Your instructions:
Retype word for word the first line of the listing and each line after it up to the line with "brk = 0.956", with the pictures taken out.

**** Data segment

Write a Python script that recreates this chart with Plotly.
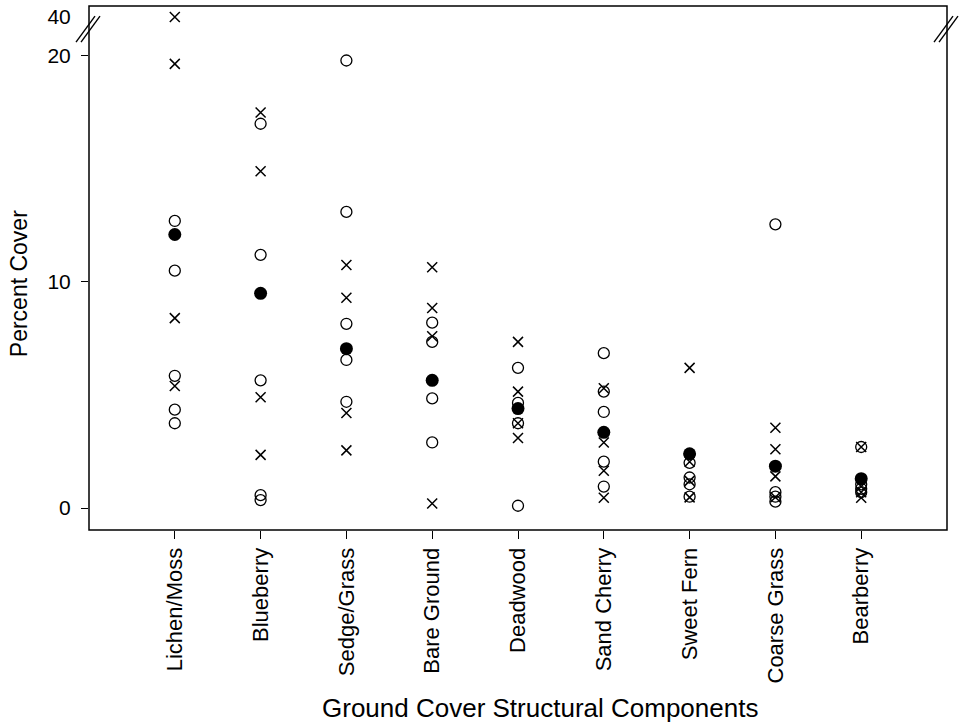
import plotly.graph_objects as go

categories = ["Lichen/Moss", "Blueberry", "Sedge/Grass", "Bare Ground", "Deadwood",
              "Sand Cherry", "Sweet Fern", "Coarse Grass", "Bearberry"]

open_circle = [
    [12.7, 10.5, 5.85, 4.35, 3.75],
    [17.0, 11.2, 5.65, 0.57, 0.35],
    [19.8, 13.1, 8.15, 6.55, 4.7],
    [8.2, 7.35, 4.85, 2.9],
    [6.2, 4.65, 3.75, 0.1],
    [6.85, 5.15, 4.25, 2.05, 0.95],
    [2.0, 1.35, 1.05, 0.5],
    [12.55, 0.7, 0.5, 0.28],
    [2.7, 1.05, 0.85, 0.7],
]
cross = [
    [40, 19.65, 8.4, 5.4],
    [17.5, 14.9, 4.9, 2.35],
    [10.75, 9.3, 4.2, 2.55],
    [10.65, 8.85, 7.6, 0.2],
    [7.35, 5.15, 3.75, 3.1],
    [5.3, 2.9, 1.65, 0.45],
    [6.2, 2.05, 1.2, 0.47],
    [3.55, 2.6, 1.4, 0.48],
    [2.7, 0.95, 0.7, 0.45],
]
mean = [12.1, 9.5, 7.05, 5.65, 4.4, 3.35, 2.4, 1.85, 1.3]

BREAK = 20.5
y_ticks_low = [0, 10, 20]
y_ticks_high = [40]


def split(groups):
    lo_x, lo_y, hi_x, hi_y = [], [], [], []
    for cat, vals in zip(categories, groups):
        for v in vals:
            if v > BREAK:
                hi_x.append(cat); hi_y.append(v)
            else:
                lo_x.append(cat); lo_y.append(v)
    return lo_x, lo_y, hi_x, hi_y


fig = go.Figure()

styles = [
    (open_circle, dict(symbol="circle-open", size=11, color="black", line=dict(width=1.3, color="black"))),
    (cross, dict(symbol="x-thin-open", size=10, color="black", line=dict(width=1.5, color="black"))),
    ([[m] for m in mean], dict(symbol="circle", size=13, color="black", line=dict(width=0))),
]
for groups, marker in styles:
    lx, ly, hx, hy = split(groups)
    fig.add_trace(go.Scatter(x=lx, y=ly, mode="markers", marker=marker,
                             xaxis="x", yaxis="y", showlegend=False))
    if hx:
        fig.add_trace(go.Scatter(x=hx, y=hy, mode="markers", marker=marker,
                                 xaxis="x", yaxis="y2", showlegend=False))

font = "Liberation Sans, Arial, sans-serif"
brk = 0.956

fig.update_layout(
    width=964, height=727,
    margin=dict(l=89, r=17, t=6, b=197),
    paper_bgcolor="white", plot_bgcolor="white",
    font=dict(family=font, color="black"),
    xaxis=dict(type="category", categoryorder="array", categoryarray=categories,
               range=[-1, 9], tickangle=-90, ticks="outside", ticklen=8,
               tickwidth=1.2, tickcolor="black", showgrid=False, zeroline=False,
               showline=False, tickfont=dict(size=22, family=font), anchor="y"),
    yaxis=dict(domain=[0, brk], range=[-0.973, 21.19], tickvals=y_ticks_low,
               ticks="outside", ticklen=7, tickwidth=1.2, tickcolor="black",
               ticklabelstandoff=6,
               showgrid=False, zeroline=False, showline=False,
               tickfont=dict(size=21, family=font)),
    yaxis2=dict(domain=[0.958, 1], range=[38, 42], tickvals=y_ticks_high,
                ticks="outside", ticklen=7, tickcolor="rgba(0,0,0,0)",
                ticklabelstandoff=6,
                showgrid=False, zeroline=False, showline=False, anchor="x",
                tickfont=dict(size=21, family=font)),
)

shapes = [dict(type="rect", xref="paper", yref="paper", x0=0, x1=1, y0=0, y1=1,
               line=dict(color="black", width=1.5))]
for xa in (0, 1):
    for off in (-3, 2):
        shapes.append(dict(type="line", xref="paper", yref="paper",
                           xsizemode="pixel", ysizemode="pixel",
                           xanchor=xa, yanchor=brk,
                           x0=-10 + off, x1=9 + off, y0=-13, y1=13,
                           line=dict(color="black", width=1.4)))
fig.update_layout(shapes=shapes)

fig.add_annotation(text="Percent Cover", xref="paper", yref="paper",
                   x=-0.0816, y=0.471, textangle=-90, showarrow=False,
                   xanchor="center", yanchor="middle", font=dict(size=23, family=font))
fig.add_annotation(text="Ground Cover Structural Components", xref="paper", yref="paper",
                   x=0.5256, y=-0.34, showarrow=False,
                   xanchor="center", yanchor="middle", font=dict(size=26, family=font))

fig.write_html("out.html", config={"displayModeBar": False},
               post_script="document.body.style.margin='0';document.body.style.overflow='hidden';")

********

Written response:
Write a Python script that recreates this chart with Plotly.
import plotly.graph_objects as go

categories = ["Lichen/Moss", "Blueberry", "Sedge/Grass", "Bare Ground", "Deadwood",
              "Sand Cherry", "Sweet Fern", "Coarse Grass", "Bearberry"]

open_circle = [
    [12.7, 10.5, 5.85, 4.35, 3.75],
    [17.0, 11.2, 5.65, 0.57, 0.35],
    [19.8, 13.1, 8.15, 6.55, 4.7],
    [8.2, 7.35, 4.85, 2.9],
    [6.2, 4.65, 3.75, 0.1],
    [6.85, 5.15, 4.25, 2.05, 0.95],
    [2.0, 1.35, 1.05, 0.5],
    [12.55, 0.7, 0.5, 0.28],
    [2.7, 1.05, 0.85, 0.7],
]
cross = [
    [40, 19.65, 8.4, 5.4],
    [17.5, 14.9, 4.9, 2.35],
    [10.75, 9.3, 4.2, 2.55],
    [10.65, 8.85, 7.6, 0.2],
    [7.35, 5.15, 3.75, 3.1],
    [5.3, 2.9, 1.65, 0.45],
    [6.2, 2.05, 1.2, 0.47],
    [3.55, 2.6, 1.4, 0.48],
    [2.7, 0.95, 0.7, 0.45],
]
mean = [12.1, 9.5, 7.05, 5.65, 4.4, 3.35, 2.4, 1.85, 1.3]

BREAK = 20.5
y_ticks_low = [0, 10, 20]
y_ticks_high = [40]


def split(groups):
    lo_x, lo_y, hi_x, hi_y = [], [], [], []
    for cat, vals in zip(categories, groups):
        for v in vals:
            if v > BREAK:
                hi_x.append(cat); hi_y.append(v)
            else:
                lo_x.append(cat); lo_y.append(v)
    return lo_x, lo_y, hi_x, hi_y


fig = go.Figure()

styles = [
    (open_circle, dict(symbol="circle-open", size=11, color="black", line=dict(width=1.3, color="black"))),
    (cross, dict(symbol="x-thin-open", size=10, color="black", line=dict(width=1.5, color="black"))),
    ([[m] for m in mean], dict(symbol="circle", size=13, color="black", line=dict(width=0))),
]
for groups, marker in styles:
    lx, ly, hx, hy = split(groups)
    fig.add_trace(go.Scatter(x=lx, y=ly, mode="markers", marker=marker,
                             xaxis="x", yaxis="y", showlegend=False))
    if hx:
        fig.add_trace(go.Scatter(x=hx, y=hy, mode="markers", marker=marker,
                                 xaxis="x", yaxis="y2", showlegend=False))

font = "Liberation Sans, Arial, sans-serif"
brk = 0.956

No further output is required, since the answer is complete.